Aviation history : Human flights with balloons


Flying boat by Francesco de Lana-Terzi

In the 17th century, an Italian Jesuit priest named Francesco de Lana-Terzi was the one who forecast how man would eventually cut the bonds of gravity.  He believed correctly that a vessel containing no air was lighter than one that did; in 1670, he completed the first proper design for a lighter-than-air craft, comprising a boat hull with mast and sail borne up by four tethered paper-thin copper spheres from which all the air had to be extracted. In fact, Lana did not perceive the most serious shortcoming in his proposal: atmosphere pressure would have crushed the flimsy copper vacuum spheres.


Portugal – 9 November 1983

Bartolomeu de Gusmão


Lana’s work represented the first scientific effort to design a lighter-than-air craft; in fact, he conceived the forerunner of the balloon that was to come during the 18th century.


On 8 August 1709, the Portuguese Brazilian-born Jesuit, Father Bartolomeu Lourenço de Gusmão, demonstrated a model hot-air balloon before King John V of Portugal; the rounded envelope of thick paper was inflated by heated air from burning materials carried in a suspended earthenware bowl.


Although he never succeeded with a full-scale model, De Gusmão’s demonstration was a perfect miniature blueprint for the larger hot-air balloons that appeared almost three quarters of a century later with the French Montgolfier brothers, Joseph and Etienne. The first public demonstration of a hot-air balloon by the Montgolfier brothers was made on 4 June 1783; when released, the balloon of linen and paper rose to a height of 300m and flew for over a mile. On 19 September of the same year, they conducted a royal demonstration in Versailles, in the presence of King Louis XVI and Queen Marie-Antoinette; three passengers - a cock, a duck and a sheep - were carried in a wicker basket as guinea-pigs in order to test the effect of high altitude on live creatures. With the successful demonstration at Versailles, Etienne started construction of a 2,200-cubic-meter balloon for the purpose of making flights with humans. The balloon was tested in tethered or captive flights on 15 October by Jean-François Pilâtre de Rozier, a twenty-six-year-old physician, who offered his services. On 21 November 1783, the first free (untethered) flight by humans was made by Pilâtre, together with the Marquis François-Laurent d’Arlandes; they landed five miles away, some twenty-five minutes after launching, reaching a height of 900 meters. The balloon was propelled by an iron furnace.

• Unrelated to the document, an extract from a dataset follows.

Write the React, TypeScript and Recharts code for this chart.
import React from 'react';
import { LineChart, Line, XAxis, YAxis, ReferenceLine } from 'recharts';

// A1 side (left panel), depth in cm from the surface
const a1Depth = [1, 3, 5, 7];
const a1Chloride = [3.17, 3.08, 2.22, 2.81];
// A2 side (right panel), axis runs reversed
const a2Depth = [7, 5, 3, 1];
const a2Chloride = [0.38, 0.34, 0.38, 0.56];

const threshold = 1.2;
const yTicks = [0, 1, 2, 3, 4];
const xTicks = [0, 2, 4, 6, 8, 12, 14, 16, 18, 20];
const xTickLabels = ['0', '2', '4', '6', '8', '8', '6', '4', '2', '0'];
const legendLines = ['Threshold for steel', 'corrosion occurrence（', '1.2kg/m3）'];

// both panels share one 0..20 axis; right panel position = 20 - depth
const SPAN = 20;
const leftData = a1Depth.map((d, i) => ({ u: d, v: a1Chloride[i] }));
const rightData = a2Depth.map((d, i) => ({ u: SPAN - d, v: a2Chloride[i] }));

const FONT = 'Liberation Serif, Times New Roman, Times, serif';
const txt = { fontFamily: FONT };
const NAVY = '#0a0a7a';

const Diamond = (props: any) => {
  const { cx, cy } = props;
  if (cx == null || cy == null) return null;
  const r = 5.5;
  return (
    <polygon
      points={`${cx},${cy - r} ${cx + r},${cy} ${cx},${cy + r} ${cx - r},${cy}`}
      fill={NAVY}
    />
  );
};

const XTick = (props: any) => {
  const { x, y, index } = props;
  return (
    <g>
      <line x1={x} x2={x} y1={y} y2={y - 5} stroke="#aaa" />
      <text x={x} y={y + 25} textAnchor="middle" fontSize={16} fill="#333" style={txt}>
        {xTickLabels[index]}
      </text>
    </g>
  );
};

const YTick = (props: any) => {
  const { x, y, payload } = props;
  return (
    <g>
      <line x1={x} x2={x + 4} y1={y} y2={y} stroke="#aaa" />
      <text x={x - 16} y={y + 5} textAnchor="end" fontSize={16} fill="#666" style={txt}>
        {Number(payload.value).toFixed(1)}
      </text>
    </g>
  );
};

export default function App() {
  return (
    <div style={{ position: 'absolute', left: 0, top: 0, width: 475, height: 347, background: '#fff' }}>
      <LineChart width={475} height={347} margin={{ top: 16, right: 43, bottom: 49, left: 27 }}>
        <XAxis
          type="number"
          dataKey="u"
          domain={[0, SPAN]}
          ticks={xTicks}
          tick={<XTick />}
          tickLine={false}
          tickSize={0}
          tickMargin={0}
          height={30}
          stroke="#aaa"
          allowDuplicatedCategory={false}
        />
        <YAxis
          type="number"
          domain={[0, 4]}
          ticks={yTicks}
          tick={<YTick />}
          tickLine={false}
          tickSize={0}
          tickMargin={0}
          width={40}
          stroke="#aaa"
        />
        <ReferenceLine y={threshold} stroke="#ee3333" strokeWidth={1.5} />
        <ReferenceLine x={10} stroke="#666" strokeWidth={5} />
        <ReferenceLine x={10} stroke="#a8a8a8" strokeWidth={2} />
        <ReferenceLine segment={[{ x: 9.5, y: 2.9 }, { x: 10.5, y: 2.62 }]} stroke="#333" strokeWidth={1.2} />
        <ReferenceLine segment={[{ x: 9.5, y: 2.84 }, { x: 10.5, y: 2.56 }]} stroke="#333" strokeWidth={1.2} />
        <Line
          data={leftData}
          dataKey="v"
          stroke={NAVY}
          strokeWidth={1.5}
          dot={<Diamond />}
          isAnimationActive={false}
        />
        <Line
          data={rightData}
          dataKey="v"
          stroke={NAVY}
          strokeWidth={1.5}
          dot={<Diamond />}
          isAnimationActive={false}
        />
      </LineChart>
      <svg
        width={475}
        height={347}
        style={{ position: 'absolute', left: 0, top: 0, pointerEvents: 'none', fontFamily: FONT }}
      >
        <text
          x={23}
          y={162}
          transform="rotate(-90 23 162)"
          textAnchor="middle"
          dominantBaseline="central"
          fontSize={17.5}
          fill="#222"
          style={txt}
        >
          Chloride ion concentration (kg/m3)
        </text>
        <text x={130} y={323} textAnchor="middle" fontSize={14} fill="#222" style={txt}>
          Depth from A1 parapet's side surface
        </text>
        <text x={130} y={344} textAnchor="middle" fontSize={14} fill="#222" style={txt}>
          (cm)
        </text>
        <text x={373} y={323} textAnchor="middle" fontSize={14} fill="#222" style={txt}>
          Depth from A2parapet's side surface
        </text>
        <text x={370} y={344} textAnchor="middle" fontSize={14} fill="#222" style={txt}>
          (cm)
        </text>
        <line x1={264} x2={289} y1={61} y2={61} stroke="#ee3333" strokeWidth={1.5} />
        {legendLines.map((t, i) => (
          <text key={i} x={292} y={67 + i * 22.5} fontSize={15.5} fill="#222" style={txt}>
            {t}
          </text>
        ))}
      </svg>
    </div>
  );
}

One of the old dreams of humankind then had been realized, taken from testing a concept to a real flight in the span of one year. That event is often considered the first time humankind flew, more than a century before the Wright Brothers took to the skies.


A period of balloon madness ensued the first manned flight, especially with the hydrogen balloons which slowly took prominence and offered greater possibilities. Less than two weeks after the ground-breaking Montgolfier flight, Frenchman Jacques Charles made the first untethered ascension with gas hydrogen balloon on 1 December 1783. In addition to being a vehicle of pleasure, balloons became also used for military purposes, i.e. as observation/reconnaissance platforms and for bombardments. Balloonists had solved only one of manned flight’s problems, i.e. lifting from the ground; but they were still unable to direct the course of their aerials travels.


With the emergence of new materials and propane-gas flame as heating agent, colorful and popular hot-air balloons have staged a remarkable comeback as a popular sport. Hot-air balloons became know as Montgolfières and hydrogen balloons as Charlières.


The bicentennial of human flight with balloons was celebrated at ICAO with an exhibition displaying major events in the history of flight as well as future prospects of space techniques for civil aviation. Several art works and historical posters on aviation were on view including a Gobelins tapestry on The History of Flight donated to ICAO by France in 1975, and children’s art works from some 30 countries which were selected as a result of an international children’s art contest under the general theme of A World that Moves on Wings launched on the occasion of the International Year of the Child in 1978 and the 75th anniversary of the first heavier-than-air engine-powered flight.


Somalia – 31 December 1977 - 30th Anniversary of ICAO

Montgolfier highly decorated hot-air balloon,

as per flight on 21 November 1783.


Guyana – 26 October 1984 - 40th Anniversary of ICAO

Sheetlet of 25 stamps with serial number.

The original issue of 1980 was later overprinted twice.

The first overprint was for the bicentennial of the first manned flight (1783‑1983) and the 20th anniversary of Guyana Airways.

The second overprint was for the 40th anniversary of ICAO.

 The three letters correspond to IATA airport codes in Guyana.

The main airport, Timehri International, is near Georgetown.

Note that Mont Golfier should be written in one word: Montgolfier.


Uganda – 29 October 1984 – 40th Anniversary of ICAO

Hot‑air balloons race  


One of the seven children’s drawings, resulting from the international art contest, shown at ICAO Headquarters on the fifth floor of the Conference Center.